Recorded data

— Begin —

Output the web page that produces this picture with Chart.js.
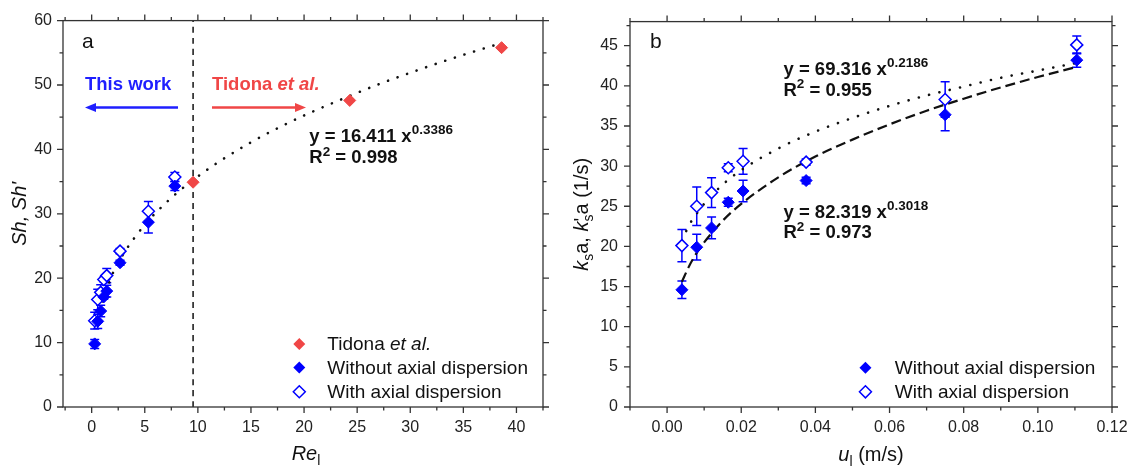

— End —
— Begin —

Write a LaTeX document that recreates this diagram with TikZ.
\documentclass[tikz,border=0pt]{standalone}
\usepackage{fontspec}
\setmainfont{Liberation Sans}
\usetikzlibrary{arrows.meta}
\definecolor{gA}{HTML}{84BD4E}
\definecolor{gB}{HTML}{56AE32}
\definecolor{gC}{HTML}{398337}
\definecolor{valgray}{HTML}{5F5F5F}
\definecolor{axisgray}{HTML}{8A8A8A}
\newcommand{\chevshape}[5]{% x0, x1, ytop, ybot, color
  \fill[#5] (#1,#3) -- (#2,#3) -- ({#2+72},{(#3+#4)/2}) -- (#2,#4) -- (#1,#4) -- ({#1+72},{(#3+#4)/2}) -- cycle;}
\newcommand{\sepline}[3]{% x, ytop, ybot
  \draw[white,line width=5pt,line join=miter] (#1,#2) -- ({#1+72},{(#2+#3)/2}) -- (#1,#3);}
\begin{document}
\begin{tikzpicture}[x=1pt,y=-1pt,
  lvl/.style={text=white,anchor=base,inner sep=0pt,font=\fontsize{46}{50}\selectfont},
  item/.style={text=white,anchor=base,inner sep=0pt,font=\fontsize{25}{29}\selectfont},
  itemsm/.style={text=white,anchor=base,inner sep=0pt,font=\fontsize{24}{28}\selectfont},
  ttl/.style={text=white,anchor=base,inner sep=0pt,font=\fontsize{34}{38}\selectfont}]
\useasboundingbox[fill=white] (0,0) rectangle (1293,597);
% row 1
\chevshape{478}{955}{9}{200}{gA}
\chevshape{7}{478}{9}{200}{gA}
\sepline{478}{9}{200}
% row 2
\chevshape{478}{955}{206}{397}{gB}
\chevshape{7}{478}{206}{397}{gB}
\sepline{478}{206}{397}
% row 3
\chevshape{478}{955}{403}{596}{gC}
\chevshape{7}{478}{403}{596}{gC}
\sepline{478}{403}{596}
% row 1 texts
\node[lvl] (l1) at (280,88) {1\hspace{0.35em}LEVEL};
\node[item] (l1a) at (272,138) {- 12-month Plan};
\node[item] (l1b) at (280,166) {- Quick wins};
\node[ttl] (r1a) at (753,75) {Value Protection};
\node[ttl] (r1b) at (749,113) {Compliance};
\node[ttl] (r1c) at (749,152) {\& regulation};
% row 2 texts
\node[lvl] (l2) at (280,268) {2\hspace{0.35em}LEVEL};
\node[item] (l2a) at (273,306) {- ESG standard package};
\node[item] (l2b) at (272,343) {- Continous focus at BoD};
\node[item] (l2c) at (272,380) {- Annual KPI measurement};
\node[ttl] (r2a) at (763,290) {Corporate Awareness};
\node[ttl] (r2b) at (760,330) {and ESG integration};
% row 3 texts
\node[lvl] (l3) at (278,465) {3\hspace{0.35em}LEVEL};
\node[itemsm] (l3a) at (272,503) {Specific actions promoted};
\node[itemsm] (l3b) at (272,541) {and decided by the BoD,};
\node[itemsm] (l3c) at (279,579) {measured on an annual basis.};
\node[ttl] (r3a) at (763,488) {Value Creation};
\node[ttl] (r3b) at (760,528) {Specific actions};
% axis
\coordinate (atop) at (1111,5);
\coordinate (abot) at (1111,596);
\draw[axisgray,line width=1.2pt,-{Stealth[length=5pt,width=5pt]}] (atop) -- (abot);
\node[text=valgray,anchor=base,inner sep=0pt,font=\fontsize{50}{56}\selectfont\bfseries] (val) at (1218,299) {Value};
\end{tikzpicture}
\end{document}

— End —

Task objective
From the entries above, collect every line with the string "that" in it.

Task answer
Output the web page that produces this picture with Chart.js.
Write a LaTeX document that recreates this diagram with TikZ.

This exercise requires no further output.